EXERCISE DESCRIPTION: Could the lines from the start of the data through the line with "(mpt) at (1281,795)" be set down exactly, with no pictures among them?

# # # #

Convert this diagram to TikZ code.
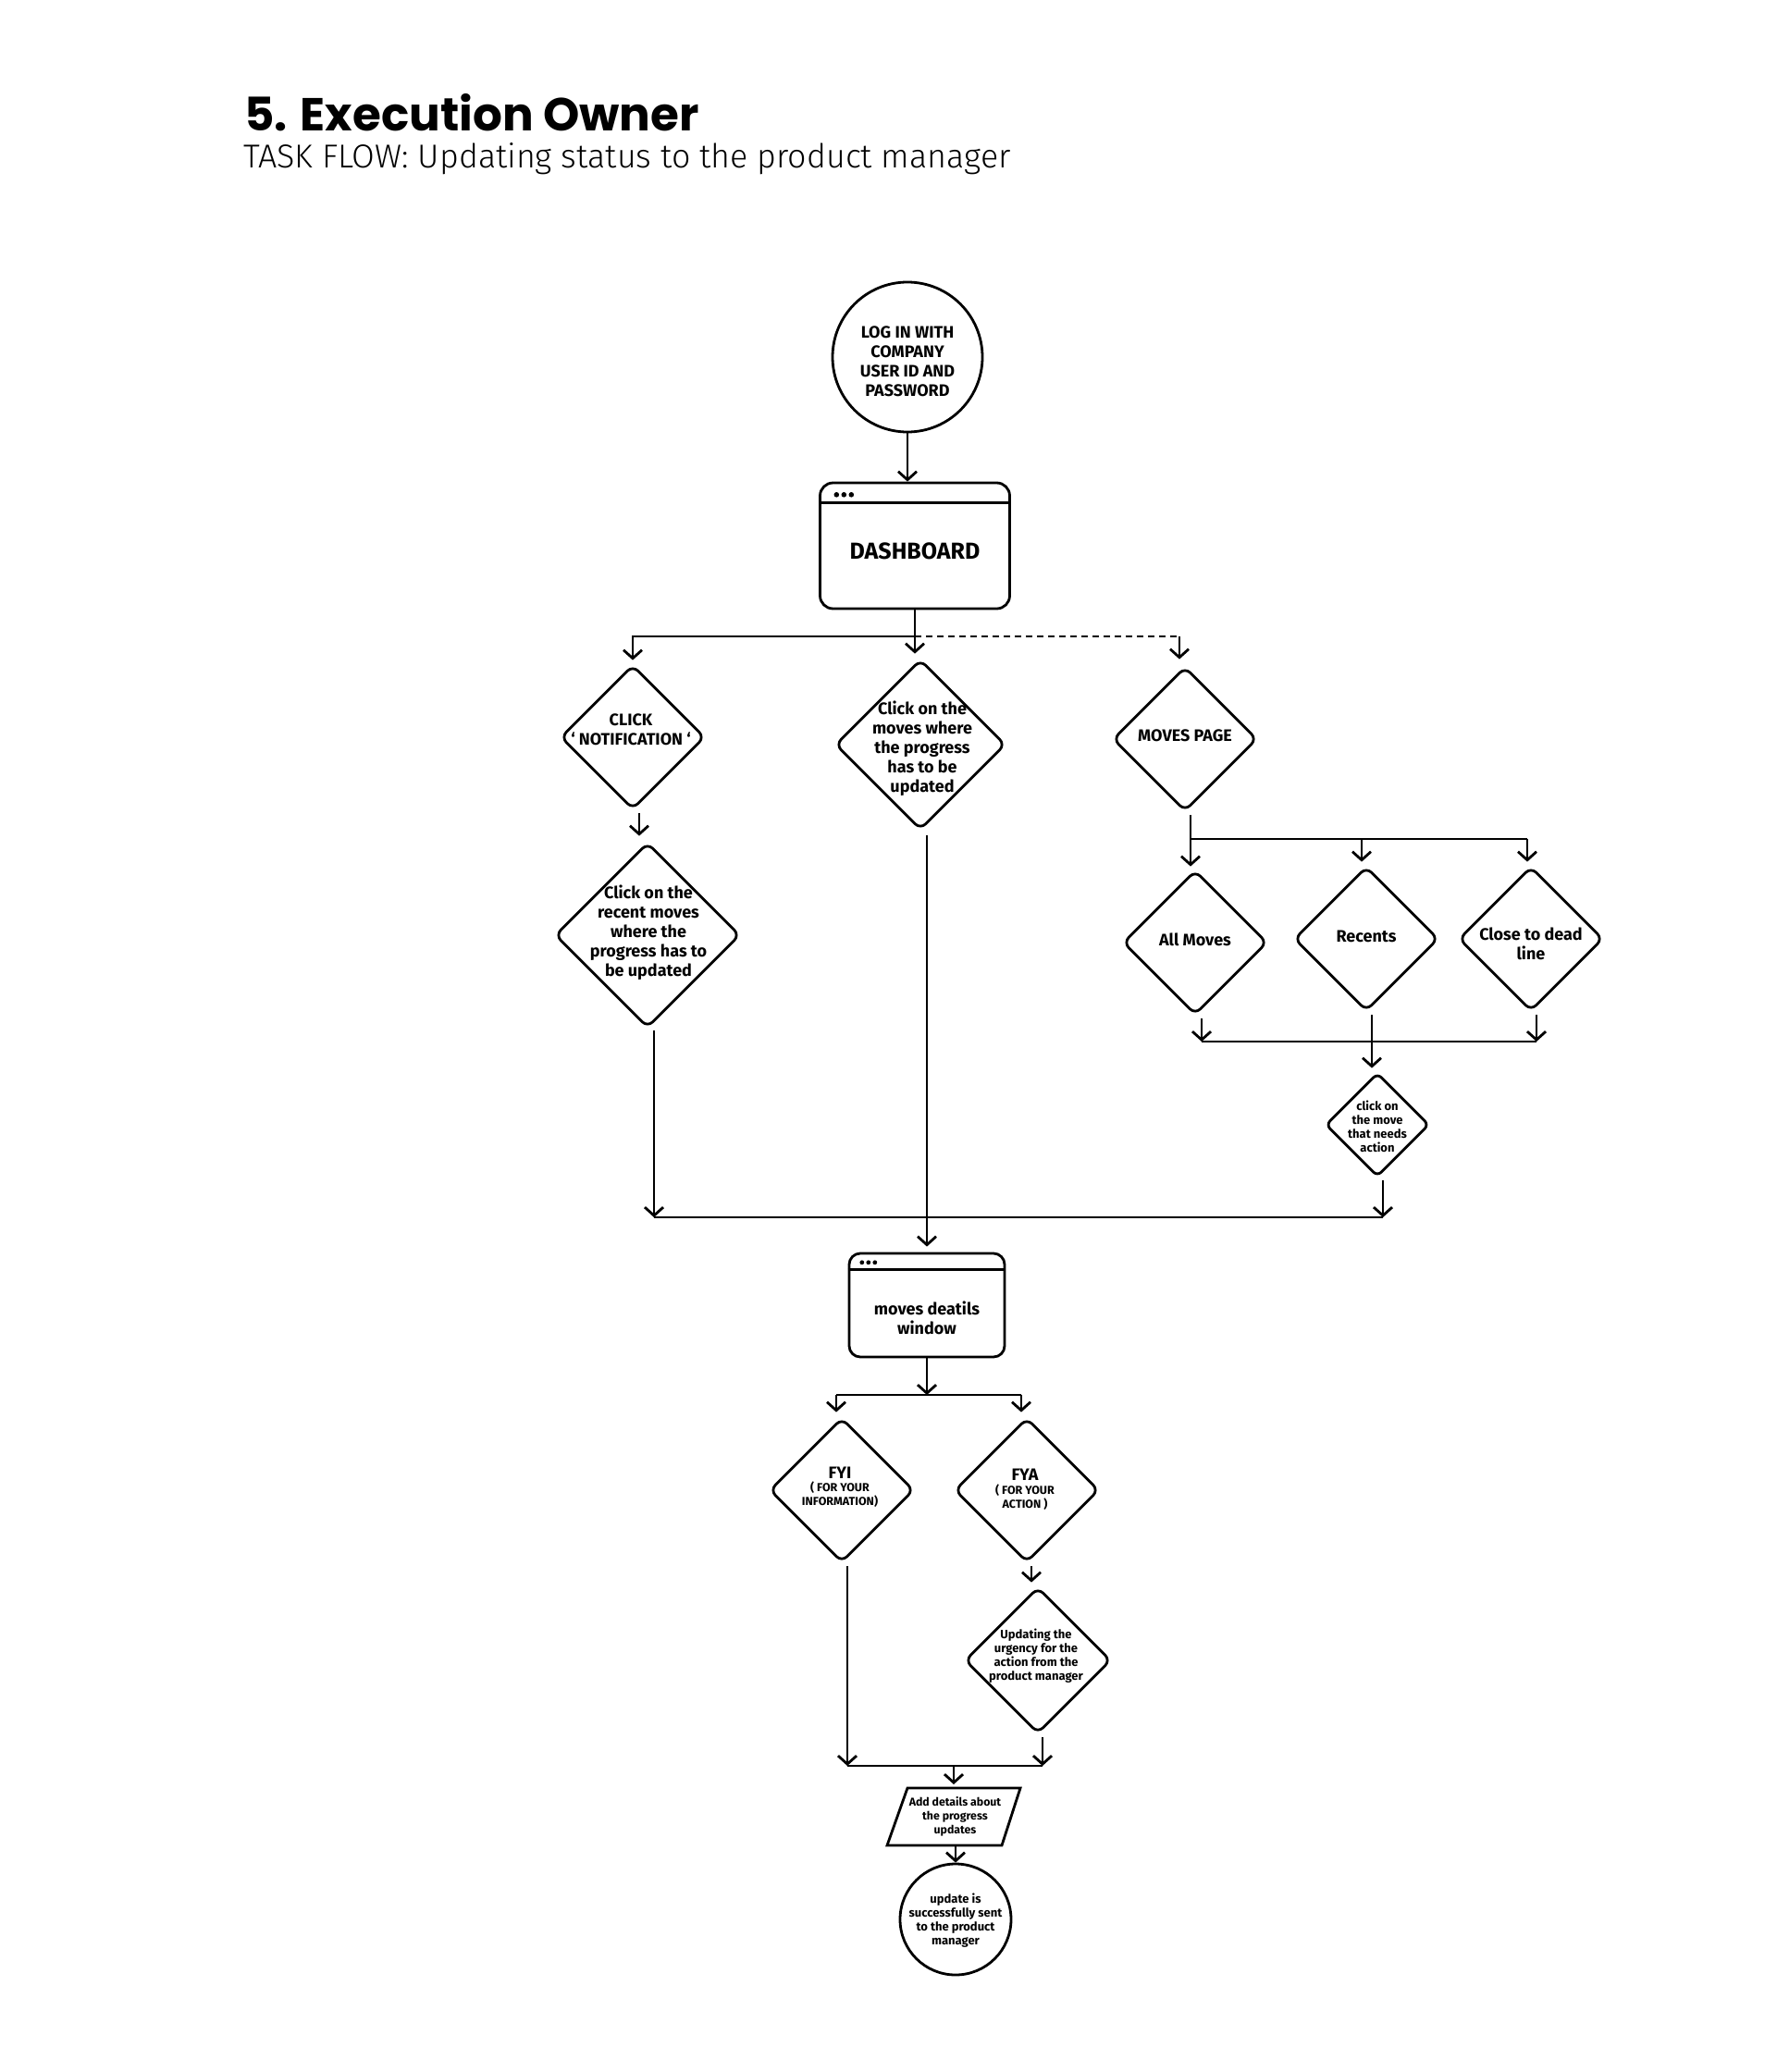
\documentclass[tikz,border=0pt]{standalone}
\usepackage{fontspec}
\setmainfont{Fira Sans}
\newfontfamily\titlefont{Poppins}
\newfontfamily\subfont{Fira Sans Light}
\usetikzlibrary{arrows.meta,shapes.geometric}
\begin{document}
\begin{tikzpicture}[x=1pt,y=-1pt,
  ln/.style={line width=2.8pt},
  arr/.style={ln,-{Straight Barb[length=9pt,width=20pt]}},
  dashedln/.style={ln,dash pattern=on 7pt off 5pt},
  dia/.style={shape=diamond,draw,ln,rounded corners=8pt,inner sep=0pt,aspect=1},
  win/.style={draw,ln,rounded corners=14pt,inner sep=0pt},
  circ/.style={circle,draw,ln,inner sep=0pt},
  txt/.style={align=center,inner sep=0pt,font=\bfseries\fontsize{18}{21}\selectfont},
  stxt/.style={align=center,inner sep=0pt,font=\bfseries\fontsize{13}{15}\selectfont},
  dot/.style={fill,circle,inner sep=0pt,minimum size=5.6pt}
]
\fill[white] (0,0) rectangle (1920,2240);
\useasboundingbox (0,0) rectangle (1920,2240);

% titles
\node[anchor=base west,inner sep=0pt,font=\titlefont\bfseries\fontsize{50}{55}\selectfont] (title) at (264,141) {5. Execution Owner};
\node[anchor=base west,inner sep=0pt,font=\subfont\fontsize{35.8}{40}\selectfont] (subtitle) at (263,181) {TASK FLOW: Updating status to the product manager};

% start
\node[circ,minimum size=162pt] (login) at (981,386) {};
\node[txt] (logint) at (981,391) {LOG IN WITH\\COMPANY\\USER ID AND\\PASSWORD};

% dashboard window
\node[win,minimum width=205pt,minimum height=136pt] (dash) at (989,590) {};
\draw[ln] ([yshift=-23.2pt]dash.north west) -- ([yshift=-23.2pt]dash.north east);
\foreach \i in {0,1,2}
  \node[dot] (dashdot\i) at ([xshift={19.2pt+8pt*\i},yshift=-14.2pt]dash.north west) {};
\node[txt,font=\bfseries\fontsize{25}{28}\selectfont] (dasht) at (989,596) {DASHBOARD};
\draw[arr] (login.south) -- (login.south |- dash.north);

% decision nodes, first row
\node[dia,minimum size=156pt] (notif) at (684,797) {};
\node[txt] (notift) at (682,789) {CLICK\\‘ NOTIFICATION ‘};
\node[dia,minimum size=184pt] (mid) at (995,805) {};
\node[txt] (midt) at (997,809) {Click on the\\moves where\\the progress\\has to be\\updated};
\node[dia,minimum size=156pt] (mp) at (1281,799) {};
\node[txt] (mpt) at (1281,795) {MOVES PAGE};

\node[dia,minimum size=200pt] (recent) at (700,1011) {};
\node[txt] (recentt) at (701,1008) {Click on the\\recent moves\\where the\\progress has to\\be updated};

\node[dia,minimum size=156pt] (am) at (1292,1019) {};
\node[txt] (amt) at (1292,1016) {All Moves};
\node[dia,minimum size=156pt] (rc) at (1477,1015) {};
\node[txt] (rct) at (1477,1012) {Recents};
\node[dia,minimum size=156pt] (cl) at (1655,1015) {};
\node[txt] (clt) at (1655,1020) {Close to dead\\line};

\node[dia,minimum size=112pt,rounded corners=6pt] (cm) at (1489,1216) {};
\node[stxt] (cmt) at (1489,1218) {click on\\the move\\that needs\\action};

% details window
\node[win,rounded corners=12pt,minimum width=168pt,minimum height=112pt] (det) at (1002,1411) {};
\draw[ln] ([yshift=-19.2pt]det.north west) -- ([yshift=-19.2pt]det.north east);
\foreach \i in {0,1,2}
  \node[dot,minimum size=4.8pt] (detdot\i) at ([xshift={15.2pt+7pt*\i},yshift=-11.2pt]det.north west) {};
\node[txt] (dett) at (1002,1425) {moves deatils\\window};

\node[dia,minimum size=156pt] (fyi) at (910,1611) {};
\node[txt] (fyit) at (908,1592) {FYI};
\node[stxt,font=\bfseries\fontsize{12.5}{15}\selectfont] (fyis) at (908,1616) {( FOR YOUR\\INFORMATION)};
\node[dia,minimum size=156pt] (fya) at (1110,1611) {};
\node[txt] (fyat) at (1108,1594) {FYA};
\node[stxt,font=\bfseries\fontsize{12.5}{15}\selectfont] (fyas) at (1108,1619) {( FOR YOUR\\ACTION )};

\node[dia,minimum size=158pt] (upd) at (1122,1795) {};
\node[stxt] (updt) at (1120,1790) {Updating the\\urgency for the\\action from the\\product manager};

\node[stxt,font=\bfseries\fontsize{12.3}{15}\selectfont,minimum width=144pt,minimum height=62pt,outer sep=0pt] (add) at (1031,1964) {\hspace*{3pt}Add details about\\\hspace*{3pt}the progress\\\hspace*{3pt}updates};
\draw[ln] (add.south west) -- ([xshift=22pt]add.north west) -- (add.north east) -- ([xshift=-20pt]add.south east) -- cycle;

\node[circ,minimum size=120pt] (fin) at (1033,2075) {};
\node[stxt] (fint) at (1033,2076) {update is\\successfully sent\\to the product\\manager};

% junction coordinates
\coordinate (bm) at (989,688);
\coordinate (mh) at (1287,907);
\coordinate (mhr) at (1651,907);
\coordinate (ah) at (1299,1126);
\coordinate (ahr) at (1661,1126);
\coordinate (jl) at (707,1316);
\coordinate (jr) at (1495,1316);
\coordinate (fl) at (904,1508);
\coordinate (fr) at (1104,1508);
\coordinate (gl) at (916,1909);
\coordinate (gr) at (1127,1909);

% dashboard branches
\draw[ln] (dash.south) -- (bm);
\draw[arr] (bm) -| ([yshift=4pt]notif.north);
\draw[arr] (bm) -- ([xshift=-6pt,yshift=5pt]mid.north);
\draw[dashedln] (bm) -- ([xshift=-6pt]mp.north |- bm);
\draw[arr] ([xshift=-6pt]mp.north |- bm) -- ([xshift=-6pt,yshift=7pt]mp.north);

% left column
\draw[arr] ([xshift=7pt,yshift=-3pt]notif.south) -- ([xshift=-9pt,yshift=6pt]recent.north);
\draw[arr] ([xshift=7pt,yshift=-2pt]recent.south) -- (jl);

% moves page branches
\draw[ln] ([xshift=6pt,yshift=-3pt]mp.south) -- (mh);
\draw[arr] (mh) -- ([xshift=-5pt,yshift=3pt]am.north);
\draw[ln] (mh) -- (mhr);
\draw[arr] ([xshift=-5pt]rc.north |- mh) -- ([xshift=-5pt,yshift=4pt]rc.north);
\draw[arr] (mhr) -- ([xshift=-4pt,yshift=4pt]cl.north);
\draw[arr] ([xshift=7pt,yshift=-3pt]am.south) -- (ah);
\draw[arr] ([xshift=6pt,yshift=-3pt]cl.south) -- (ahr);
\draw[ln] (ah) -- (ahr);
\draw[arr] ([xshift=6pt,yshift=-3pt]rc.south) -- ([xshift=-6pt,yshift=4pt]cm.north);
\draw[arr] ([xshift=6pt,yshift=-3pt]cm.south) -- (jr);

% merge to details
\draw[ln] (jl) -- (jr);
\draw[arr] ([xshift=7pt,yshift=-5pt]mid.south) -- ([yshift=6pt]det.north);

% details branches
\draw[arr] (det.south) -- (det.south |- fl);
\draw[ln] (fl) -- (fr);
\draw[arr] (fl) -- ([xshift=-6pt,yshift=5pt]fyi.north);
\draw[arr] (fr) -- ([xshift=-6pt,yshift=5pt]fya.north);
\draw[arr] ([xshift=6pt,yshift=-3pt]fyi.south) -- (gl);
\draw[arr] ([xshift=5pt,yshift=-3pt]fya.south) -- ([xshift=-7pt,yshift=4pt]upd.north);
\draw[arr] ([xshift=5pt,yshift=-3pt]upd.south) -- (gr);
\draw[ln] (gl) -- (gr);
\draw[arr] (add.north |- gl) -- ([yshift=4pt]add.north);
\draw[arr] ([xshift=2pt]add.south) -- ([xshift=2pt]add.south |- fin.north);
\end{tikzpicture}
\end{document}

# # # #

TASK OUTPUT:
Convert this diagram to TikZ code.
\documentclass[tikz,border=0pt]{standalone}
\usepackage{fontspec}
\setmainfont{Fira Sans}
\newfontfamily\titlefont{Poppins}
\newfontfamily\subfont{Fira Sans Light}
\usetikzlibrary{arrows.meta,shapes.geometric}
\begin{document}
\begin{tikzpicture}[x=1pt,y=-1pt,
  ln/.style={line width=2.8pt},
  arr/.style={ln,-{Straight Barb[length=9pt,width=20pt]}},
  dashedln/.style={ln,dash pattern=on 7pt off 5pt},
  dia/.style={shape=diamond,draw,ln,rounded corners=8pt,inner sep=0pt,aspect=1},
  win/.style={draw,ln,rounded corners=14pt,inner sep=0pt},
  circ/.style={circle,draw,ln,inner sep=0pt},
  txt/.style={align=center,inner sep=0pt,font=\bfseries\fontsize{18}{21}\selectfont},
  stxt/.style={align=center,inner sep=0pt,font=\bfseries\fontsize{13}{15}\selectfont},
  dot/.style={fill,circle,inner sep=0pt,minimum size=5.6pt}
]
\fill[white] (0,0) rectangle (1920,2240);
\useasboundingbox (0,0) rectangle (1920,2240);

% titles
\node[anchor=base west,inner sep=0pt,font=\titlefont\bfseries\fontsize{50}{55}\selectfont] (title) at (264,141) {5. Execution Owner};
\node[anchor=base west,inner sep=0pt,font=\subfont\fontsize{35.8}{40}\selectfont] (subtitle) at (263,181) {TASK FLOW: Updating status to the product manager};

% start
\node[circ,minimum size=162pt] (login) at (981,386) {};
\node[txt] (logint) at (981,391) {LOG IN WITH\\COMPANY\\USER ID AND\\PASSWORD};

% dashboard window
\node[win,minimum width=205pt,minimum height=136pt] (dash) at (989,590) {};
\draw[ln] ([yshift=-23.2pt]dash.north west) -- ([yshift=-23.2pt]dash.north east);
\foreach \i in {0,1,2}
  \node[dot] (dashdot\i) at ([xshift={19.2pt+8pt*\i},yshift=-14.2pt]dash.north west) {};
\node[txt,font=\bfseries\fontsize{25}{28}\selectfont] (dasht) at (989,596) {DASHBOARD};
\draw[arr] (login.south) -- (login.south |- dash.north);

% decision nodes, first row
\node[dia,minimum size=156pt] (notif) at (684,797) {};
\node[txt] (notift) at (682,789) {CLICK\\‘ NOTIFICATION ‘};
\node[dia,minimum size=184pt] (mid) at (995,805) {};
\node[txt] (midt) at (997,809) {Click on the\\moves where\\the progress\\has to be\\updated};
\node[dia,minimum size=156pt] (mp) at (1281,799) {};
\node[txt] (mpt) at (1281,795) {MOVES PAGE};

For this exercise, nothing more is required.